Strategi Islam dalam menghapus penjajahan tidak
sekadar menolak secara normatif, tetapi menawarkan langkah-langkah konkret,
historis maupun konseptual. Pertama, pendidikan dan kesadaran tauhid. Tauhid
tidak hanya berarti ibadah ritual, tapi juga menolak ketundukan kepada manusia
lain selain Allah. Dalam sejarah, semangat tauhid mendorong umat Islam bangkit
dari penjajahan karena tidak rela diperbudak oleh manusia lain (seperti yang
dikatakan oleh Rab'i bin 'Amir kepada Rustum: “Kami datang untuk membebaskan
manusia dari penghambaan kepada sesama manusia kepada penghambaan kepada Allah
semata.”)
Strategi kedua adalah perlawanan aktif (jihad melawan
penjajahan). Dalam konteks penjajahan, jihad berarti perlawanan fisik, politik,
maupun intelektual untuk membela tanah, umat, dan kehormatan dari kekuasaan
asing.
Contoh jihad dalam sejarah, pertama, Perang Aceh
melawan Belanda. Kedua, Perang Diponegoro dengan semangat Islam melawan
dominasi kolonial. Ketiga, Perlawanan Al-Mukhtar dan Umar Mukhtar di Libya. Keempat,
Gerakan Ikhwanul Muslimin, Sarekat Islam, Hizbullah Indonesia, Hamas dll.
Strategi ketiga adalah keadilan setelah kemenangan. Islam
tidak mengajarkan pembalasan dendam setelah penjajahan runtuh, tapi keadilan,
rekonsiliasi, dan reformasi struktural. Contoh: saat Rasulullah ï·º membebaskan Makkah (Fathu Makkah), beliau
tidak membalas kezaliman Quraisy dengan kekerasan, tapi memberikan amnesti dan
menghapus struktur penindasan.
Ajaran Islam dan tatanan dunia pasca-penjajahan adalah
untuk menegakkan keadilan global (al-‘adl). Islam menghormati hak umat dan
bangsa lain (hurriyah dan haq al-umam). Islam akan mencegah bentuk kolonialisme
baru (neo-kolonialisme). Islam menekankan persaudaraan umat manusia (ukhuwwah
basyariyah), tapi tetap menjaga identitas Islam. Karena Islam hadir untuk
menjadi rahmat bagi seluruh manusia dan alam semesta.
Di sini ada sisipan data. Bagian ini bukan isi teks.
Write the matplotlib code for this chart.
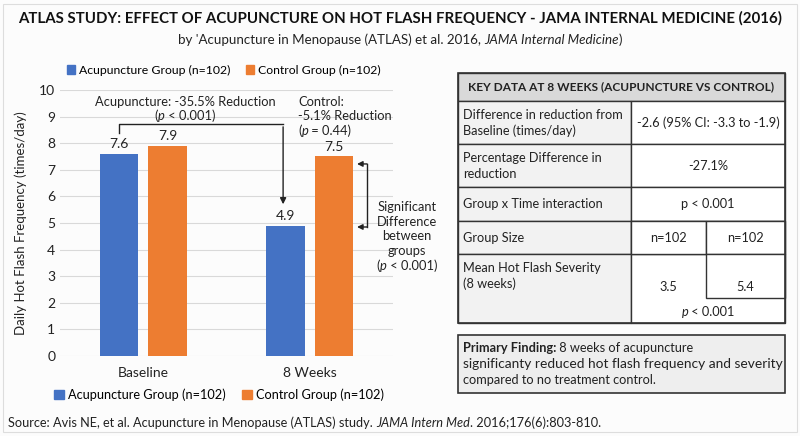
import matplotlib
matplotlib.use('Agg')
import matplotlib.pyplot as plt
import numpy as np
from matplotlib.patches import Rectangle

# data
categories = ['Baseline', '8 Weeks']
acupuncture = [7.6, 4.9]
control = [7.9, 7.5]
series_names = ['Acupuncture Group (n=102)', 'Control Group (n=102)']
yticks = list(range(0, 11))

BLUE = '#4472C4'
ORANGE = '#ED7D31'
TXT = '#222222'
BODY = ['Lato', 'DejaVu Sans']

plt.rcParams['font.family'] = BODY

W, H = 800, 436
fig = plt.figure(figsize=(W / 100, H / 100), dpi=100)
fig.patch.set_facecolor('#fcfcfc')
R = fig.canvas.get_renderer()


def fx(x):
    return x / W


def fy(y):
    return 1 - y / H


def rich(x, y, parts, ha='center', size=10, width=None, color=TXT):
    # text pieces with different styles side by side; optional fit to a pixel width
    items = [fig.text(0, fy(y), s, size=size, va='center', color=color, **kw) for s, kw in parts]
    widths = [t.get_window_extent(R).width for t in items]
    if width is not None:
        k = width / sum(widths)
        for t in items:
            t.set_fontsize(size * k)
        widths = [t.get_window_extent(R).width for t in items]
    total = sum(widths)
    start = x - total / 2 if ha == 'center' else x
    for t, w in zip(items, widths):
        t.set_x(fx(start))
        start += w


# outer frame
fig.add_artist(Rectangle((fx(3), fy(432)), fx(794), 428 / H, transform=fig.transFigure,
                         fill=False, edgecolor='#dddddd', lw=0.8))

# titles
rich(400, 18, [('ATLAS STUDY: EFFECT OF ACUPUNCTURE ON HOT FLASH FREQUENCY - JAMA INTERNAL MEDICINE (2016)',
                {'weight': 'bold'})], size=12, width=764, color='#111111')
rich(400, 40, [("by 'Acupuncture in Menopause (ATLAS) et al. 2016, ", {}),
               ('JAMA Internal Medicine', {'style': 'italic'}),
               (')', {})], size=10.5, width=444)

# bar chart
ax = fig.add_axes([fx(60), fy(356), fx(393 - 60), (356 - 90) / H])
x = np.arange(len(categories))
bw = 0.23
off = 0.145
b1 = ax.bar(x - off, acupuncture, bw, color=BLUE, zorder=3, label=series_names[0])
b2 = ax.bar(x + off, control, bw, color=ORANGE, zorder=3, label=series_names[1])
for bars in (b1, b2):
    for b in bars:
        ax.text(b.get_x() + b.get_width() / 2, b.get_height() + 0.15, f'{b.get_height():.1f}',
                ha='center', va='bottom', size=10, color=TXT)

ax.set_xlim(-0.5, 1.5)
ax.set_ylim(0, 10)
ax.set_yticks(yticks)
ax.set_xticks(x)
ax.set_xticklabels(categories, size=10)
ax.tick_params(axis='both', length=0, labelsize=10, colors=TXT)
ax.tick_params(axis='x', pad=8)
ax.grid(axis='y', color='#d9d9d9', lw=0.8, zorder=0)
for s in ax.spines.values():
    s.set_visible(False)
ax.set_facecolor('none')
ax.set_ylabel('Daily Hot Flash Frequency (times/day)', size=9.5, color=TXT, labelpad=9)

# reduction bracket for acupuncture
bx0 = x[0] - off
bx1 = x[1] - off - 0.015
ax.plot([bx0, bx0, bx1], [8.4, 8.72, 8.72], color=TXT, lw=1, zorder=4)
ax.annotate('', xy=(bx1, 5.6), xytext=(bx1, 8.72),
            arrowprops=dict(arrowstyle='-|>', color=TXT, lw=1, mutation_scale=9))
AS = 9.3
rich(185, 102, [('Acupuncture: -35.5% Reduction', {})], size=AS)
rich(185, 116, [('(', {}), ('p', {'style': 'italic'}), (' < 0.001)', {})], size=AS)

rich(298, 102, [('Control:', {})], ha='left', size=AS)
rich(298, 116, [('-5.1% Reduction', {})], ha='left', size=AS)
rich(298, 131, [('(', {}), ('p', {'style': 'italic'}), (' = 0.44)', {})], ha='left', size=AS)

# significant difference bracket
dx = 1.344
tip = 1.284
ytop, ybot = control[1] - 0.28, acupuncture[1] - 0.05
ax.plot([dx, dx], [ytop, ybot], color=TXT, lw=1, zorder=4, clip_on=False)
for yv in (ytop, ybot):
    ax.annotate('', xy=(tip, yv), xytext=(dx, yv), annotation_clip=False,
                arrowprops=dict(arrowstyle='-|>', color=TXT, lw=1, mutation_scale=8,
                                shrinkA=0, shrinkB=0))
for i, line in enumerate(['Significant', 'Difference', 'between', 'groups']):
    rich(407, 207 + i * 14.7, [(line, {})], size=AS)
rich(407, 266, [('(', {}), ('p', {'style': 'italic'}), (' < 0.001)', {})], size=AS)

# legends
handles = [Rectangle((0, 0), 1, 1, color=BLUE), Rectangle((0, 0), 1, 1, color=ORANGE)]
fig.legend(handles, series_names, loc='center', bbox_to_anchor=(fx(224), fy(70)), ncol=2,
           frameon=False, fontsize=8.8, handlelength=0.6, handleheight=0.7,
           handletextpad=0.35, columnspacing=1.3)
fig.legend(handles, series_names, loc='center', bbox_to_anchor=(fx(219), fy(395)), ncol=2,
           frameon=False, fontsize=9.2, handlelength=0.75, handleheight=0.75,
           handletextpad=0.3, columnspacing=1.3)

# key data table
TL, TR, TM, TM2 = 458, 785, 631, 706
rows = [73, 101, 144, 187, 221, 254, 323]


def box(x0, y0, x1, y1, fc, lw=1.0, ec='#333333'):
    fig.add_artist(Rectangle((fx(x0), fy(y1)), fx(x1 - x0), (y1 - y0) / H,
                             transform=fig.transFigure, facecolor=fc, edgecolor=ec, lw=lw))


box(TL, rows[0], TR, rows[1], '#d9d9d9')
for i in range(1, 6):
    box(TL, rows[i], TM, rows[i + 1], '#f2f2f2')
    box(TM, rows[i], TR, rows[i + 1], 'white')
box(TM, rows[4], TM2, rows[5], 'white')
box(TM2, rows[4], TR, rows[5], 'white')
box(TM2, rows[5], TR, 298, 'white')
box(TL, rows[0], TR, rows[-1], 'none', lw=1.2)

TS = 9.2
rich((TL + TR) / 2, 87, [('KEY DATA AT 8 WEEKS (ACUPUNCTURE VS CONTROL)', {'weight': 'bold'})],
     size=9, width=306)
left_labels = [['Difference in reduction from', 'Baseline (times/day)'],
               ['Percentage Difference in', 'reduction'],
               ['Group x Time interaction'],
               ['Group Size']]
for i, lines in enumerate(left_labels):
    yc = (rows[i + 1] + rows[i + 2]) / 2
    for j, s in enumerate(lines):
        rich(463, yc + (j - (len(lines) - 1) / 2) * 16, [(s, {})], ha='left', size=TS)
rich(463, 268, [('Mean Hot Flash Severity', {})], ha='left', size=TS)
rich(463, 284, [('(8 weeks)', {})], ha='left', size=TS)

rich((TM + TR) / 2, 123, [('-2.6 (95% CI: -3.3 to -1.9)', {})], size=TS)
rich((TM + TR) / 2, 166, [('-27.1%', {})], size=TS)
rich((TM + TR) / 2, 204, [('p < 0.001', {})], size=TS)
rich((TM + TM2) / 2, 238, [('n=102', {})], size=TS)
rich((TM2 + TR) / 2, 238, [('n=102', {})], size=TS)
rich((TM + TM2) / 2, 287, [('3.5', {})], size=TS)
rich((TM2 + TR) / 2, 287, [('5.4', {})], size=TS)
rich((TM + TR) / 2, 312, [('p', {'style': 'italic'}), (' < 0.001', {})], size=TS)

# primary finding box
box(TL, 335, TR, 393, '#eeeeee', lw=1.2)
rich(463, 348, [('Primary Finding:', {'weight': 'bold'}), (' 8 weeks of acupuncture', {})],
     ha='left', size=TS)
rich(463, 364, [('significanty reduced hot flash frequency and severity', {})], ha='left', size=TS,
     width=317)
rich(463, 380, [('compared to no treatment control.', {})], ha='left', size=TS)

# source
rich(8, 423, [('Source: Avis NE, et al. Acupuncture in Menopause (ATLAS) study. ', {}),
              ('JAMA Intern Med', {'style': 'italic'}),
              ('. 2016;176(6):803-810.', {})], ha='left', size=10.5, width=599)

fig.savefig('out.png', dpi=100, facecolor=fig.get_facecolor())
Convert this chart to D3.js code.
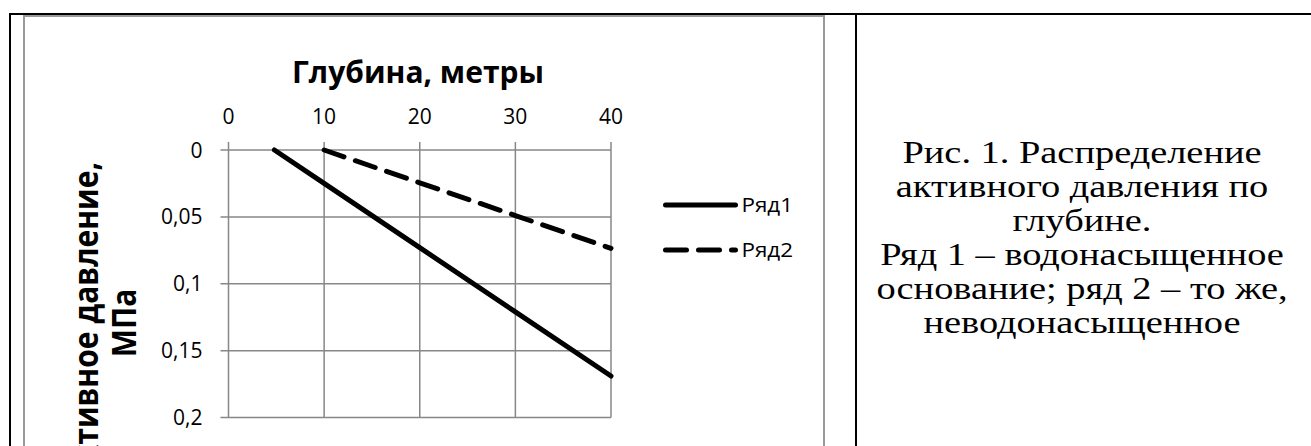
<!DOCTYPE html>
<html>
<head>
<meta charset="utf-8">
<script src="https://cdn.jsdelivr.net/npm/d3@7"></script>
<style>
  html, body { margin: 0; padding: 0; background: #fff; overflow: hidden; }
  .tick-label { font-family: "Open Sans", sans-serif; font-size: 21px; fill: #000; }
  .axis-title { font-family: "Open Sans", sans-serif; font-weight: bold; fill: #000; }
  .legend-label { font-family: "Open Sans", sans-serif; font-size: 20px; fill: #000; }
  .caption { font-family: "Liberation Serif", "Times New Roman", serif; font-size: 32px; fill: #000; }
</style>
</head>
<body>
<div id="wrapper"></div>
<script>
// data
const depth1 = [4.8, 10, 20, 30, 40]
const row1 = [0, 0.025, 0.073, 0.121, 0.169]
const depth2 = [10, 20, 30, 40]
const row2 = [0, 0.0245, 0.049, 0.0735]

const seriesNames = ["Ряд1", "Ряд2"]
const xTicks = [0, 10, 20, 30, 40]
const yTicks = [0, 0.05, 0.1, 0.15, 0.2]

const xTitle = "Глубина, метры"
const yTitleLines = ["Активное давление,", "МПа"]
const captionLines = [
  "Рис. 1. Распределение",
  "активного давления по",
  "глубине.",
  "Ряд 1 – водонасыщенное",
  "основание; ряд 2 – то же,",
  "неводонасыщенное"
]

function drawChart() {
  const width = 1311
  const height = 446

  // plot area inside the chart frame
  const plot = { left: 228.5, right: 611, top: 150, bottom: 417.5 }

  const svg = d3.select("#wrapper")
    .append("svg")
      .attr("width", width)
      .attr("height", height)

  // document table lines
  svg.append("line")
    .attr("x1", 9).attr("x2", width).attr("y1", 14).attr("y2", 14)
    .attr("stroke", "#000").attr("stroke-width", 2)
  svg.append("line")
    .attr("x1", 10).attr("x2", 10).attr("y1", 13).attr("y2", height)
    .attr("stroke", "#000").attr("stroke-width", 2)
  svg.append("line")
    .attr("x1", 856).attr("x2", 856).attr("y1", 13).attr("y2", height)
    .attr("stroke", "#000").attr("stroke-width", 2)

  // chart frame (bottom edge is cut off by the page)
  svg.append("rect")
    .attr("x", 24).attr("y", 16)
    .attr("width", 800).attr("height", 460)
    .attr("fill", "none")
    .attr("stroke", "#9a9a9a")
    .attr("stroke-width", 2)

  // scales
  const xScale = d3.scaleLinear()
    .domain([0, 40])
    .range([plot.left, plot.right])

  const yScale = d3.scaleLinear()
    .domain([0, 0.2])
    .range([plot.top, plot.bottom])

  const fmt = d => d3.format("")(d).replace(".", ",")

  // gridlines + ticks
  const grid = svg.append("g")
    .attr("stroke", "#878787")
    .attr("stroke-width", 1.5)

  grid.selectAll(".vgrid")
    .data(xTicks)
    .join("line")
      .attr("class", "vgrid")
      .attr("x1", d => xScale(d)).attr("x2", d => xScale(d))
      .attr("y1", yScale(0) - 8).attr("y2", yScale(0.2))

  grid.selectAll(".hgrid")
    .data(yTicks)
    .join("line")
      .attr("class", "hgrid")
      .attr("x1", xScale(0) - 8).attr("x2", xScale(40))
      .attr("y1", d => yScale(d)).attr("y2", d => yScale(d))

  // tick labels
  svg.selectAll(".x-label")
    .data(xTicks)
    .join("text")
      .attr("class", "tick-label x-label")
      .attr("x", d => xScale(d))
      .attr("y", yScale(0) - 26)
      .attr("text-anchor", "middle")
      .text(d => d)

  svg.selectAll(".y-label")
    .data(yTicks)
    .join("text")
      .attr("class", "tick-label y-label")
      .attr("x", xScale(0) - 26)
      .attr("y", d => yScale(d))
      .attr("dy", "0.36em")
      .attr("text-anchor", "end")
      .text(fmt)

  // axis titles
  svg.append("text")
    .attr("class", "axis-title")
    .attr("x", 418)
    .attr("y", 83)
    .attr("text-anchor", "middle")
    .style("font-size", "30px")
    .text(xTitle)

  const yTitle = svg.append("g")
  yTitle.selectAll("text")
    .data(yTitleLines)
    .join("text")
      .attr("class", "axis-title")
      .attr("transform", (d, i) => `translate(${i ? 136 : 98},323) scale(1.15,1) rotate(-90)`)
      .attr("text-anchor", "middle")
      .style("font-size", "30px")
      .text(d => d)

  // series
  const lineGen = d3.line()
    .x(d => xScale(d[0]))
    .y(d => yScale(d[1]))

  const series = [
    { name: seriesNames[0], points: d3.zip(depth1, row1), dash: null },
    { name: seriesNames[1], points: d3.zip(depth2, row2), dash: "21,12" }
  ]

  svg.selectAll(".series")
    .data(series)
    .join("path")
      .attr("class", "series")
      .attr("d", d => lineGen(d.points))
      .attr("fill", "none")
      .attr("stroke", "#000")
      .attr("stroke-width", 5)
      .attr("stroke-linecap", "round")
      .attr("stroke-dasharray", d => d.dash)

  // legend
  const legend = svg.append("g")
    .attr("transform", "translate(665.5,205)")

  const items = legend.selectAll("g")
    .data(series)
    .join("g")
      .attr("transform", (d, i) => `translate(0,${i * 45})`)

  items.append("line")
    .attr("x1", 0).attr("x2", 70)
    .attr("stroke", "#000")
    .attr("stroke-width", 5)
    .attr("stroke-linecap", "round")
    .attr("stroke-dasharray", d => d.dash)

  items.append("text")
    .attr("class", "legend-label")
    .attr("transform", "translate(76,0) scale(1.12,1)")
    .attr("dy", "0.36em")
    .text(d => d.name)

  // caption on the right
  svg.selectAll(".caption")
    .data(captionLines)
    .join("text")
      .attr("class", "caption")
      .attr("transform", (d, i) => `translate(1082,${163 + i * 34}) scale(1.2,1)`)
      .attr("text-anchor", "middle")
      .text(d => d)
}
drawChart()
</script>
</body>
</html>
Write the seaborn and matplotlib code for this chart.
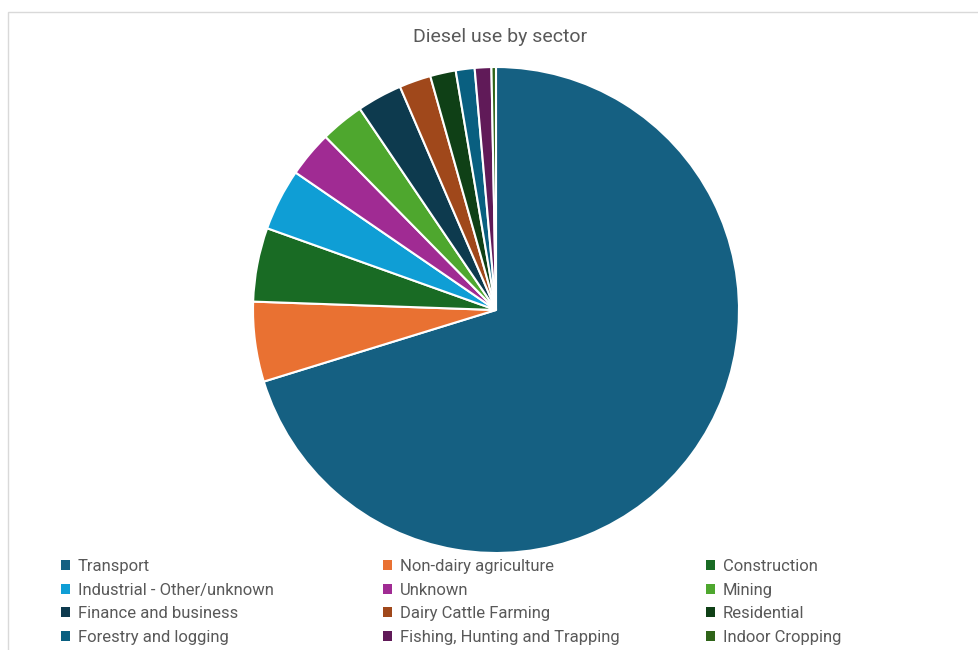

Islam menyelesaikan penjajahan melalui prinsip tauhid,
perlawanan terhadap kezaliman (jihad), dan penegakan keadilan. Islam tidak
hanya menyerukan pembebasan dari penjajahan fisik, tetapi juga dari dominasi
pemikiran, ekonomi, dan budaya yang menghilangkan kemerdekaan hakiki umat
manusia. Karena itu, skema solusi dua negara atas israel dan palestina jelas
bertentangan dengan ajaran Islam itu sendiri. Bagi Islam, penjajahan harus
dihapuskan dari muka bumi ini dengan jihad.